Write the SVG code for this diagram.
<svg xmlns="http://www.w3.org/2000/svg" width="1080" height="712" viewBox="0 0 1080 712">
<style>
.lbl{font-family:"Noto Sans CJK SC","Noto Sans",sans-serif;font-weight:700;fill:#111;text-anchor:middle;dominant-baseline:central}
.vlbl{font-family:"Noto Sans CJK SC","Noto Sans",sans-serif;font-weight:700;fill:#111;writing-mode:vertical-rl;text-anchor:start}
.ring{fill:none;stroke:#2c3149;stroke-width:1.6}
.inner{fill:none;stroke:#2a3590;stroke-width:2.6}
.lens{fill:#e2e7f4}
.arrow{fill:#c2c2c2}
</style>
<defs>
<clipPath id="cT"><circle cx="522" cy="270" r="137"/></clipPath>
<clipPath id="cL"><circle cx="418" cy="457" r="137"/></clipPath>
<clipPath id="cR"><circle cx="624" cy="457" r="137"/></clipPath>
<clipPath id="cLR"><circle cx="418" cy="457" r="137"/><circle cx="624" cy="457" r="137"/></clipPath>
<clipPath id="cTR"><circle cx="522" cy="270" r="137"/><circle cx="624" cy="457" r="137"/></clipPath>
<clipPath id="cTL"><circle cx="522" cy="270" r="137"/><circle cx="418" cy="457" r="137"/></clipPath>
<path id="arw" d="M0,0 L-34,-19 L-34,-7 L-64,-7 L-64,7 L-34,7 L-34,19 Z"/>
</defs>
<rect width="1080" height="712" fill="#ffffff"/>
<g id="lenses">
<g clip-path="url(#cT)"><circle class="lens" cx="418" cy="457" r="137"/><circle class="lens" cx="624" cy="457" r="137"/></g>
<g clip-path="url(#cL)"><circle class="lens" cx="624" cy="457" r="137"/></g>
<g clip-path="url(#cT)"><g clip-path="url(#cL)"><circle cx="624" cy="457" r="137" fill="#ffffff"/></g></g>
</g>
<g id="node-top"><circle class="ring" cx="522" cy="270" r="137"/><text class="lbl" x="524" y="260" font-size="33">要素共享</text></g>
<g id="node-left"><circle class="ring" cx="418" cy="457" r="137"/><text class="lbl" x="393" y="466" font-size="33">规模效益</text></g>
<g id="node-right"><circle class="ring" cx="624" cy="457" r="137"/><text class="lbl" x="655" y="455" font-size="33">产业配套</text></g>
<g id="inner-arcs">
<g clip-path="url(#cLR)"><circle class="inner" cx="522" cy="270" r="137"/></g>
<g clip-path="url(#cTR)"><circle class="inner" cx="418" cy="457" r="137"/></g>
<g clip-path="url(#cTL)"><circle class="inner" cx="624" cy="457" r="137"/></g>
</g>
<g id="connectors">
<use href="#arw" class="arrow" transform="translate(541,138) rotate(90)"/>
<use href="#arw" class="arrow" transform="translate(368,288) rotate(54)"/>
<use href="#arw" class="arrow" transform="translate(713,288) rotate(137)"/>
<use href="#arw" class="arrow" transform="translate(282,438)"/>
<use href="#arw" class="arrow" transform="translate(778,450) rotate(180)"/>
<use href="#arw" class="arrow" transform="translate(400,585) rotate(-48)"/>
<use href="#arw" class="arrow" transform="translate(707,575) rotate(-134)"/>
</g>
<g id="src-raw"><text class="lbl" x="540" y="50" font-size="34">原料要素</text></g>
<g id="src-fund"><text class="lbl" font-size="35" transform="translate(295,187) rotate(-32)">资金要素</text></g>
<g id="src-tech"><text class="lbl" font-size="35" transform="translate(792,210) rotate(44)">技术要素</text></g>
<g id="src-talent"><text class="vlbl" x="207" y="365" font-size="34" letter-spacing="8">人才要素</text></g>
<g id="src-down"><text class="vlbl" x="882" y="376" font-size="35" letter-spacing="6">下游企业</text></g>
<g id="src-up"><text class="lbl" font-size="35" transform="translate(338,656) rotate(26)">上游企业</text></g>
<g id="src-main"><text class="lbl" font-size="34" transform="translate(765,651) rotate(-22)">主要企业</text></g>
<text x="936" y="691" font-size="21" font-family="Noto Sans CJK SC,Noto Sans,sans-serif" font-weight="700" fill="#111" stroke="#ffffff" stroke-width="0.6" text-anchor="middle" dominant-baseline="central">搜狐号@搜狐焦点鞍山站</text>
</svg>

## Task goal
Restate the listing above word for word.

## Result of the task
Write the SVG code for this diagram.
<svg xmlns="http://www.w3.org/2000/svg" width="1080" height="712" viewBox="0 0 1080 712">
<style>
.lbl{font-family:"Noto Sans CJK SC","Noto Sans",sans-serif;font-weight:700;fill:#111;text-anchor:middle;dominant-baseline:central}
.vlbl{font-family:"Noto Sans CJK SC","Noto Sans",sans-serif;font-weight:700;fill:#111;writing-mode:vertical-rl;text-anchor:start}
.ring{fill:none;stroke:#2c3149;stroke-width:1.6}
.inner{fill:none;stroke:#2a3590;stroke-width:2.6}
.lens{fill:#e2e7f4}
.arrow{fill:#c2c2c2}
</style>
<defs>
<clipPath id="cT"><circle cx="522" cy="270" r="137"/></clipPath>
<clipPath id="cL"><circle cx="418" cy="457" r="137"/></clipPath>
<clipPath id="cR"><circle cx="624" cy="457" r="137"/></clipPath>
<clipPath id="cLR"><circle cx="418" cy="457" r="137"/><circle cx="624" cy="457" r="137"/></clipPath>
<clipPath id="cTR"><circle cx="522" cy="270" r="137"/><circle cx="624" cy="457" r="137"/></clipPath>
<clipPath id="cTL"><circle cx="522" cy="270" r="137"/><circle cx="418" cy="457" r="137"/></clipPath>
<path id="arw" d="M0,0 L-34,-19 L-34,-7 L-64,-7 L-64,7 L-34,7 L-34,19 Z"/>
</defs>
<rect width="1080" height="712" fill="#ffffff"/>
<g id="lenses">
<g clip-path="url(#cT)"><circle class="lens" cx="418" cy="457" r="137"/><circle class="lens" cx="624" cy="457" r="137"/></g>
<g clip-path="url(#cL)"><circle class="lens" cx="624" cy="457" r="137"/></g>
<g clip-path="url(#cT)"><g clip-path="url(#cL)"><circle cx="624" cy="457" r="137" fill="#ffffff"/></g></g>
</g>
<g id="node-top"><circle class="ring" cx="522" cy="270" r="137"/><text class="lbl" x="524" y="260" font-size="33">要素共享</text></g>
<g id="node-left"><circle class="ring" cx="418" cy="457" r="137"/><text class="lbl" x="393" y="466" font-size="33">规模效益</text></g>
<g id="node-right"><circle class="ring" cx="624" cy="457" r="137"/><text class="lbl" x="655" y="455" font-size="33">产业配套</text></g>
<g id="inner-arcs">
<g clip-path="url(#cLR)"><circle class="inner" cx="522" cy="270" r="137"/></g>
<g clip-path="url(#cTR)"><circle class="inner" cx="418" cy="457" r="137"/></g>
<g clip-path="url(#cTL)"><circle class="inner" cx="624" cy="457" r="137"/></g>
</g>
<g id="connectors">
<use href="#arw" class="arrow" transform="translate(541,138) rotate(90)"/>
<use href="#arw" class="arrow" transform="translate(368,288) rotate(54)"/>
<use href="#arw" class="arrow" transform="translate(713,288) rotate(137)"/>
<use href="#arw" class="arrow" transform="translate(282,438)"/>
<use href="#arw" class="arrow" transform="translate(778,450) rotate(180)"/>
<use href="#arw" class="arrow" transform="translate(400,585) rotate(-48)"/>
<use href="#arw" class="arrow" transform="translate(707,575) rotate(-134)"/>
</g>
<g id="src-raw"><text class="lbl" x="540" y="50" font-size="34">原料要素</text></g>
<g id="src-fund"><text class="lbl" font-size="35" transform="translate(295,187) rotate(-32)">资金要素</text></g>
<g id="src-tech"><text class="lbl" font-size="35" transform="translate(792,210) rotate(44)">技术要素</text></g>
<g id="src-talent"><text class="vlbl" x="207" y="365" font-size="34" letter-spacing="8">人才要素</text></g>
<g id="src-down"><text class="vlbl" x="882" y="376" font-size="35" letter-spacing="6">下游企业</text></g>
<g id="src-up"><text class="lbl" font-size="35" transform="translate(338,656) rotate(26)">上游企业</text></g>
<g id="src-main"><text class="lbl" font-size="34" transform="translate(765,651) rotate(-22)">主要企业</text></g>
<text x="936" y="691" font-size="21" font-family="Noto Sans CJK SC,Noto Sans,sans-serif" font-weight="700" fill="#111" stroke="#ffffff" stroke-width="0.6" text-anchor="middle" dominant-baseline="central">搜狐号@搜狐焦点鞍山站</text>
</svg>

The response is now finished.